Aviva Investors Real Estate Finance as provided a £120m, 20-year loan to London specialist property firm Shaftesbury to refinance a portfolio of retail, office and residential assets.
The new fixed-rate facility will be allocated across assets in Shaftesbury’s Carnaby Street estate. It follows a £130m, 15-year loan from Aviva Investors in March, also secured on Shaftesbury’s Carnaby Street estate.
The two loans have a weighted average cost of 3.51%.
“This loan demonstrates our continued ability to deliver big-ticket long-term loans to investors who see the benefit of fixing interest rates at this point in the cycle.” said Barry Fowler, managing director of real estate finance at Aviva Investors.
Shaftesbury said the two loans concluded its refinancing of its debt due to mature in 2016. Its weighted average maturity of debt is now 10.3 years, up from 7.1 years this time last year.

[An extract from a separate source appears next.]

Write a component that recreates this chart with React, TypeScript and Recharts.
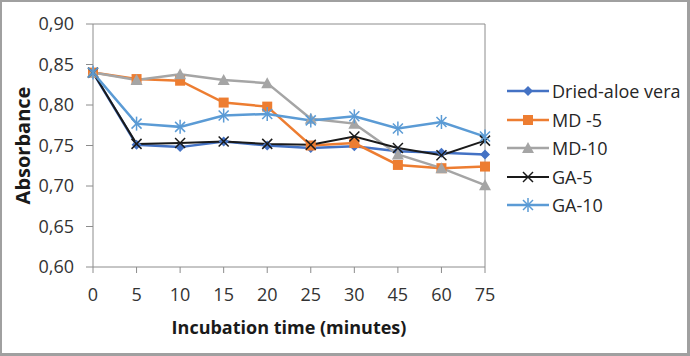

“Our earliest debt maturity is now a £150m revolving credit facility, which expires in November 2018,” said the company in a trading update. “Of our drawn debt, 96% is now fixed or hedged, although this level will fall as our undrawn variable-rate facilities are utilised.”
Chris Ward, finance director at Shaftesbury, said: “Long term funding is a natural fit with our business model and portfolio of good quality assets with secure income streams.”